### To do
Return the lines that follow, exactly as they appear, from the first through the one containing "family=serif, fontsize=16, ha='center', va='center')"; no pictures are to be included.

### Information supplied
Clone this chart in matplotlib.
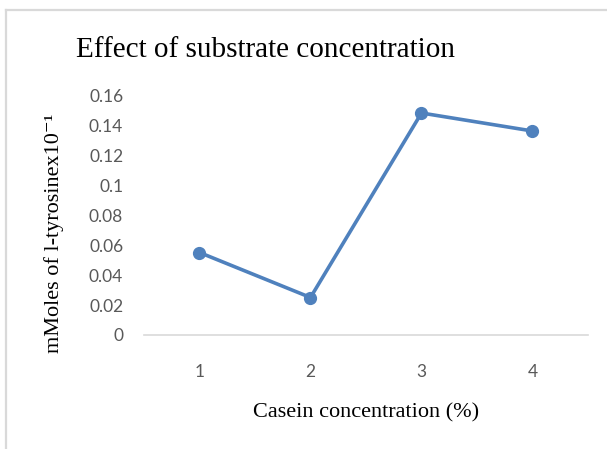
import matplotlib.pyplot as plt
from matplotlib.lines import Line2D

# data
casein = [1, 2, 3, 4]
tyrosine = [0.055, 0.025, 0.148, 0.136]
yticks = [0, 0.02, 0.04, 0.06, 0.08, 0.1, 0.12, 0.14, 0.16]
ytick_labels = ['0', '0.02', '0.04', '0.06', '0.08', '0.1', '0.12', '0.14', '0.16']

fig = plt.figure(figsize=(6.07, 4.49), dpi=100)
ax = fig.add_axes([0.2372, 0.2539, 0.7315, 0.5345])

ax.plot(casein, tyrosine, color='#4F81BD', lw=2.6, marker='o', ms=8.5,
        solid_capstyle='round', zorder=3)

ax.set_xlim(0.5, 4.5)
ax.set_ylim(0, 0.16)
ax.set_xticks(casein)
ax.set_yticks(yticks)
ax.set_yticklabels(ytick_labels)

for s in ['top', 'right', 'left']:
    ax.spines[s].set_visible(False)
ax.spines['bottom'].set_color('#D9D9D9')
ax.spines['bottom'].set_linewidth(1.2)
ax.tick_params(length=0, colors='#595959', labelsize=12.5)
ax.tick_params(axis='y', pad=15)
ax.tick_params(axis='x', pad=21)
for lab in ax.get_xticklabels() + ax.get_yticklabels():
    lab.set_family('Lato')

serif = ['Liberation Serif', 'DejaVu Serif']
fig.text(266 / 607, 1 - 50 / 449, 'Effect of substrate concentration',
         family=serif, fontsize=21, ha='center', va='center')
fig.text(54 / 607, 1 - 233 / 449, 'mMoles of l-tyrosinex10\u207b\u00b9',
         family=serif, fontsize=16, rotation=90, ha='center', va='center')
fig.text(366 / 607, 1 - 413 / 449, 'Casein concentration (%)',
         family=serif, fontsize=16, ha='center', va='center')

# light frame of the chart area (top and left edges visible)
fig.add_artist(Line2D([6 / 607, 1], [1 - 10 / 449, 1 - 10 / 449], color='#D9D9D9', lw=1.6))
fig.add_artist(Line2D([6 / 607, 6 / 607], [0, 1 - 10 / 449], color='#D9D9D9', lw=1.6))

fig.savefig('out.png', dpi=100)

### Answer to the problem
Clone this chart in matplotlib.
import matplotlib.pyplot as plt
from matplotlib.lines import Line2D

# data
casein = [1, 2, 3, 4]
tyrosine = [0.055, 0.025, 0.148, 0.136]
yticks = [0, 0.02, 0.04, 0.06, 0.08, 0.1, 0.12, 0.14, 0.16]
ytick_labels = ['0', '0.02', '0.04', '0.06', '0.08', '0.1', '0.12', '0.14', '0.16']

fig = plt.figure(figsize=(6.07, 4.49), dpi=100)
ax = fig.add_axes([0.2372, 0.2539, 0.7315, 0.5345])

ax.plot(casein, tyrosine, color='#4F81BD', lw=2.6, marker='o', ms=8.5,
        solid_capstyle='round', zorder=3)

ax.set_xlim(0.5, 4.5)
ax.set_ylim(0, 0.16)
ax.set_xticks(casein)
ax.set_yticks(yticks)
ax.set_yticklabels(ytick_labels)

for s in ['top', 'right', 'left']:
    ax.spines[s].set_visible(False)
ax.spines['bottom'].set_color('#D9D9D9')
ax.spines['bottom'].set_linewidth(1.2)
ax.tick_params(length=0, colors='#595959', labelsize=12.5)
ax.tick_params(axis='y', pad=15)
ax.tick_params(axis='x', pad=21)
for lab in ax.get_xticklabels() + ax.get_yticklabels():
    lab.set_family('Lato')

serif = ['Liberation Serif', 'DejaVu Serif']
fig.text(266 / 607, 1 - 50 / 449, 'Effect of substrate concentration',
         family=serif, fontsize=21, ha='center', va='center')
fig.text(54 / 607, 1 - 233 / 449, 'mMoles of l-tyrosinex10\u207b\u00b9',
         family=serif, fontsize=16, rotation=90, ha='center', va='center')
fig.text(366 / 607, 1 - 413 / 449, 'Casein concentration (%)',
         family=serif, fontsize=16, ha='center', va='center')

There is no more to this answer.